Original poster: dest <dest@xxxxxxxxxxxxx>

Hallo Bart.

about the new subj line - no one on this list can explain what the racing
sparks are and from where they are comin from, so how you can predict the
thing such that you don`t fully understand?
else plz supply a link to Richie Burnett or whatever else page, where
i can read something sensible about it ; )
btw - have you experienced in person something like this racing beauty:

http://www.electricmuseum.com/exhibits/tesla/images/newcoil_B_10_2002.jpg

? there is no any conical or even solenoidal primary, but top load is
a way too small : )

btw 2 - 12 Jul 2005 Steve Coroner (^_^) said, that "FANTC can't do the
plot of the voltage distribution up the resonator when it's excited on
only one of its resonant mode - the algorithm that draws the voltage
profiles has built in the assumption of a spark gap driver that
excites all the modes at once. So the plot is a mix of (mostly) the
two lowest modes, which I believe have totally different profiles."

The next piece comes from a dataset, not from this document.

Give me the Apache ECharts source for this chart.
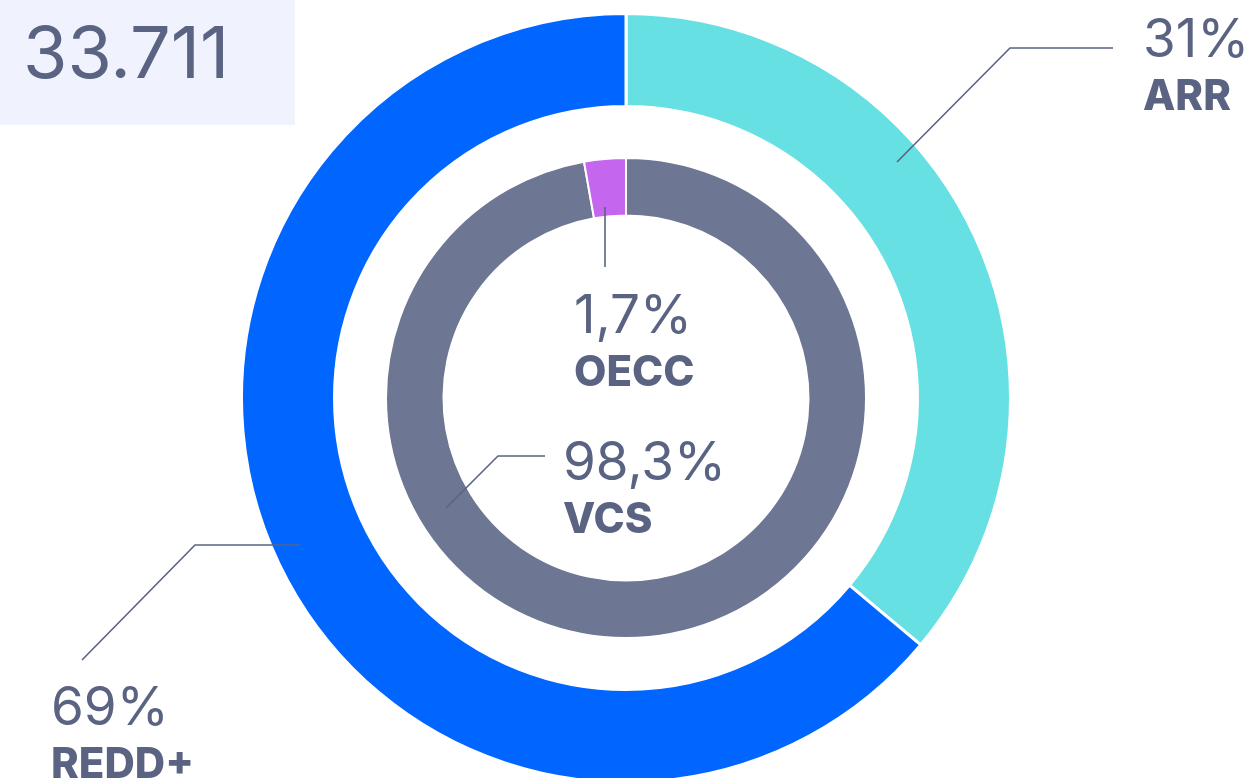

does this mean that i`m fooled every time when i see a nice, almost
linear 45 deg voltage rise from bottom to top of my secondary,
independently from what form of primary or value of coupling i use?
coz where is then horrible nonlinear voltage distribution with max at
bottom of secondary, that Steve believe is the genuine reason for
racing beauty formation? : )
or this  voltage profile is valid only for uncoupled secondary? can you
wrote a little proggy that would do such plots for any situ? it is not
for "coilers" of course, but maybe you already have it ; )

btw 3 - i downloaded fantc "Updated 12/12/05" - why the heck i can`t
put (or leave) zero value in "DEFINE SECONDARY - Bottom Height" field?
when i do this i get runtime error on line 194 "s_height1 - definition
is missing", but when i enter say 0.001 in there and then change this
value back to zero at once - the program works fine?


> Original poster: "Barton B. Anderson" <bartb@xxxxxxxxxxxxxxxx>

> I agree, coupling is easy to measure and the AC current method has
> always been my choice. 2 DMM's are helpful (V and I concentric
> readings). But John mentioned some inaccuracy with higher k coils. I
> can't verify it easily, but if there's a concern, then calculating it
> should resolve any concern.

can you (or John) supply any physical explanation of why high k is
different from low k - in principle, or what the reason for such
innaccuracy anyway?

-----
You would need tens of MV to break 1/4" acrylic.